Qwen3 1.7B is a compact, dense causal language model developed by Alibaba's Qwen Team, released in April 2025. As part of the Qwen3 series, this 1.7 billion parameter model is engineered for high-efficiency deployment on resource-constrained hardware and edge devices. It supports a context window of 32,768 tokens and was trained on a massive corpus of approximately 36 trillion tokens spanning 119 languages.
The model's architecture consists of 28 transformer layers utilizing Grouped Query Attention (GQA), specifically configured with 16 query heads and 8 key-value heads. It incorporates architectural refinements such as SwiGLU activations, Rotary Positional Embeddings (RoPE) with ABF-RoPE enhancement, and RMSNorm with pre-normalization for improved stability across its extended context length.
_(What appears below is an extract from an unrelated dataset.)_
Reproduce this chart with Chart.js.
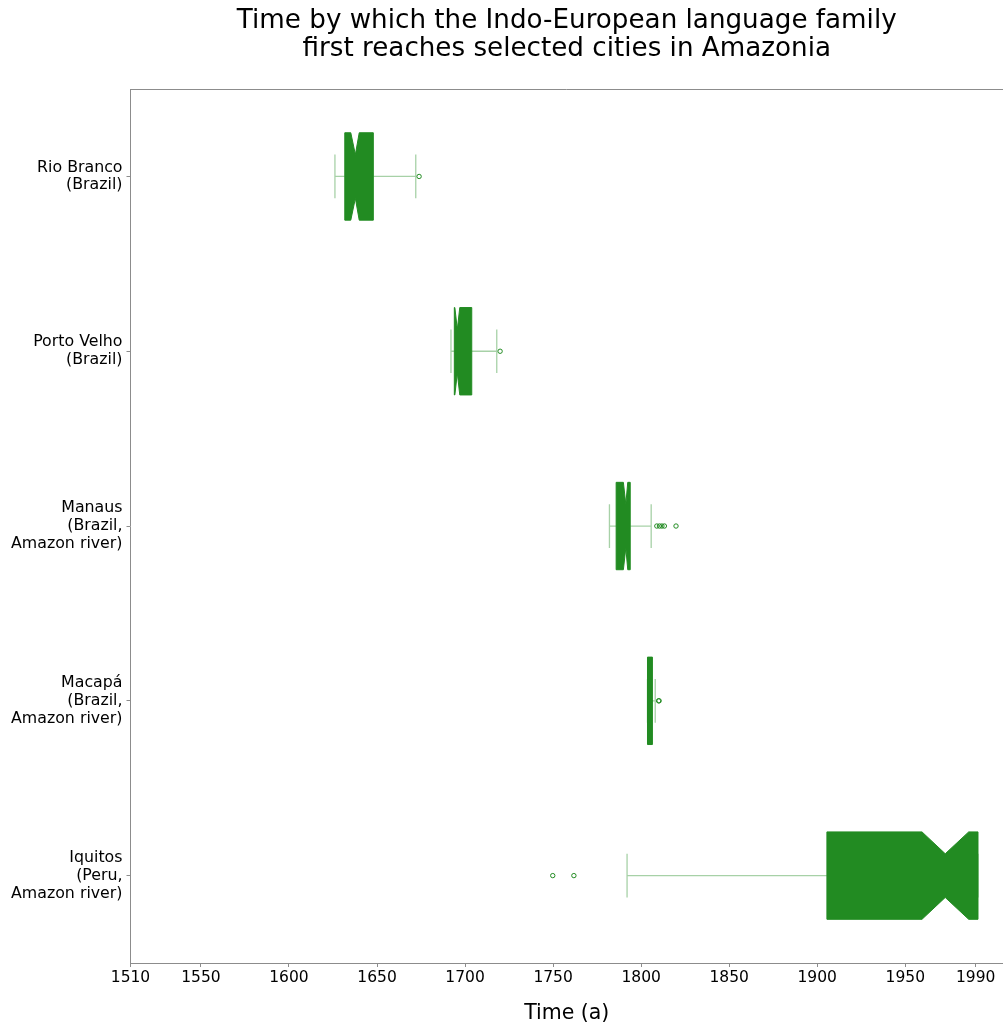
<!DOCTYPE html>
<html>
<head>
<meta charset="utf-8">
<script src="https://cdn.jsdelivr.net/npm/chart.js@4/dist/chart.umd.min.js"></script>
<style>
  html, body { margin: 0; padding: 0; background: #ffffff; }
  canvas { display: block; }
</style>
</head>
<body>
<canvas id="chart" width="1003" height="1026"></canvas>
<script>
// Cities, top to bottom (multi-line tick labels)
const cities = [
  ['Rio Branco', '(Brazil)'],
  ['Porto Velho', '(Brazil)'],
  ['Manaus', '(Brazil,', 'Amazon river)'],
  ['Macapá', '(Brazil,', 'Amazon river)'],
  ['Iquitos', '(Peru,', 'Amazon river)']
];

// Box statistics per city (years)
const whiskerLow  = [1626.1, 1692.0, 1782.0, 1803.6, 1792.0];
const q1          = [1631.7, 1693.9, 1785.8, 1803.6, 1905.5];
const notchLow    = [1635.1, 1694.2, 1789.9, 1805.0, 1959.5];
const median      = [1637.7, 1695.6, 1791.3, 1805.0, 1972.7];
const notchHigh   = [1639.9, 1697.0, 1792.4, 1805.0, 1986.0];
const q3          = [1647.9, 1703.8, 1793.8, 1806.4, 1991.3];
const whiskerHigh = [1672.0, 1718.0, 1805.7, 1808.0, 1991.3];

// Outlying runs per city
const outliers = [
  [1673.9],
  [1719.9],
  [1808.9, 1810.4, 1811.8, 1813.2, 1819.8],
  [1809.9, 1810.2],
  [1749.8, 1761.8]
];

const xTicks = [1510, 1550, 1600, 1650, 1700, 1750, 1800, 1850, 1900, 1950, 1990];

const BOX_COLOR = '#228B22';
const WHISKER_COLOR = 'rgba(34,139,34,0.40)';
const SPINE_COLOR = '#8c8c8c';
const BOX_WIDTH = 0.5;
const FONT = 'DejaVu Sans';

const outlierPoints = [];
outliers.forEach((vals, i) => vals.forEach(v => outlierPoints.push({ x: v, y: i })));

// Whiskers, caps and notched boxes, placed through the chart scales
const notchedBoxes = {
  id: 'notchedBoxes',
  beforeDatasetsDraw(chart) {
    const { ctx, scales: { x, y } } = chart;
    const px = v => x.getPixelForValue(v);
    ctx.save();
    cities.forEach((_, i) => {
      const yc = y.getPixelForValue(i);
      const half = Math.abs(y.getPixelForValue(i + BOX_WIDTH / 2) - yc);
      const waist = half / 2;

      ctx.strokeStyle = WHISKER_COLOR;
      ctx.lineWidth = 1.3;
      ctx.beginPath();
      ctx.moveTo(px(whiskerLow[i]), yc); ctx.lineTo(px(q1[i]), yc);
      ctx.moveTo(px(q3[i]), yc); ctx.lineTo(px(whiskerHigh[i]), yc);
      [whiskerLow[i], whiskerHigh[i]].forEach(v => {
        ctx.moveTo(px(v), yc - waist); ctx.lineTo(px(v), yc + waist);
      });
      ctx.stroke();

      const a = px(q1[i]), b = px(q3[i]);
      const nl = px(notchLow[i]), m = px(median[i]), nh = px(notchHigh[i]);
      ctx.beginPath();
      ctx.moveTo(a, yc - half);
      ctx.lineTo(nl, yc - half);
      ctx.lineTo(m, yc - waist);
      ctx.lineTo(nh, yc - half);
      ctx.lineTo(b, yc - half);
      ctx.lineTo(b, yc + half);
      ctx.lineTo(nh, yc + half);
      ctx.lineTo(m, yc + waist);
      ctx.lineTo(nl, yc + half);
      ctx.lineTo(a, yc + half);
      ctx.closePath();
      ctx.fillStyle = BOX_COLOR;
      ctx.fill();
      ctx.strokeStyle = BOX_COLOR;
      ctx.lineWidth = 1;
      ctx.stroke();
    });
    ctx.restore();
  }
};

// Top spine of the plot frame
const topSpine = {
  id: 'topSpine',
  afterDraw(chart) {
    const { ctx, chartArea: ca } = chart;
    ctx.save();
    ctx.strokeStyle = SPINE_COLOR;
    ctx.lineWidth = 1;
    const yTop = Math.round(ca.top) + 0.5;
    ctx.beginPath();
    ctx.moveTo(ca.left, yTop);
    ctx.lineTo(ca.right, yTop);
    ctx.stroke();
    ctx.restore();
  }
};

new Chart(document.getElementById('chart'), {
  type: 'scatter',
  data: {
    datasets: [{
      label: 'outliers',
      data: outlierPoints,
      pointStyle: 'circle',
      pointRadius: 2.2,
      pointBorderWidth: 1,
      pointBorderColor: BOX_COLOR,
      pointBackgroundColor: 'rgba(255,255,255,0)',
      pointHoverRadius: 2.2
    }]
  },
  options: {
    responsive: false,
    animation: false,
    devicePixelRatio: 1,
    layout: { autoPadding: false, padding: { left: 0, right: 0, top: 0, bottom: 0 } },
    plugins: {
      legend: { display: false },
      tooltip: { enabled: false },
      title: {
        display: true,
        fullSize: false,
        text: ['Time by which the Indo-European language family', 'first reaches selected cities in Amazonia'],
        color: '#000000',
        font: { family: FONT, size: 26.2, weight: 'normal', lineHeight: 1.07 },
        padding: { top: 7, bottom: 26 }
      }
    },
    scales: {
      x: {
        type: 'linear',
        position: 'bottom',
        min: 1510,
        max: 2005.5,
        afterFit(scale) { scale.height = 63; },
        afterBuildTicks(scale) { scale.ticks = xTicks.map(v => ({ value: v })); },
        ticks: {
          color: '#000000',
          font: { family: FONT, size: 15.5 },
          padding: 2,
          maxRotation: 0,
          autoSkip: false,
          callback: v => String(v)
        },
        grid: { display: true, drawOnChartArea: false, drawTicks: true, tickLength: 4, color: SPINE_COLOR },
        border: { display: true, color: SPINE_COLOR, width: 1 },
        title: {
          display: true,
          text: 'Time (a)',
          color: '#000000',
          font: { family: FONT, size: 20.5 },
          padding: { top: 0, bottom: 0 }
        }
      },
      y: {
        type: 'linear',
        position: 'left',
        reverse: true,
        min: -0.5,
        max: 4.5,
        afterFit(scale) { scale.width = 130.5; },
        afterBuildTicks(scale) { scale.ticks = cities.map((_, i) => ({ value: i })); },
        ticks: {
          color: '#000000',
          font: { family: FONT, size: 15.8, lineHeight: 1.13 },
          padding: 4,
          autoSkip: false,
          callback: v => cities[v]
        },
        grid: { display: true, drawOnChartArea: false, drawTicks: true, tickLength: 4, color: SPINE_COLOR },
        border: { display: true, color: SPINE_COLOR, width: 1 }
      }
    }
  },
  plugins: [notchedBoxes, topSpine]
});
</script>
</body>
</html>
A core innovation of the Qwen3 series is its dual-mode operational capability. The Non-reasoning (or "Non-thinking") mode allows the model to provide rapid, direct responses by bypassing the step-by-step intermediate reasoning process found in its "Thinking" counterpart. This mode is optimized for standard conversational tasks, fact-based queries, and low-latency applications where computational efficiency is prioritized over complex logical derivation.
Despite its small footprint, Qwen3 1.7B demonstrates strong capabilities in multilingual instruction following, creative writing, and tool integration. It supports agentic workflows and can perform precise tool calling in its non-thinking state, making it suitable for integration into automated systems and lightweight digital assistants.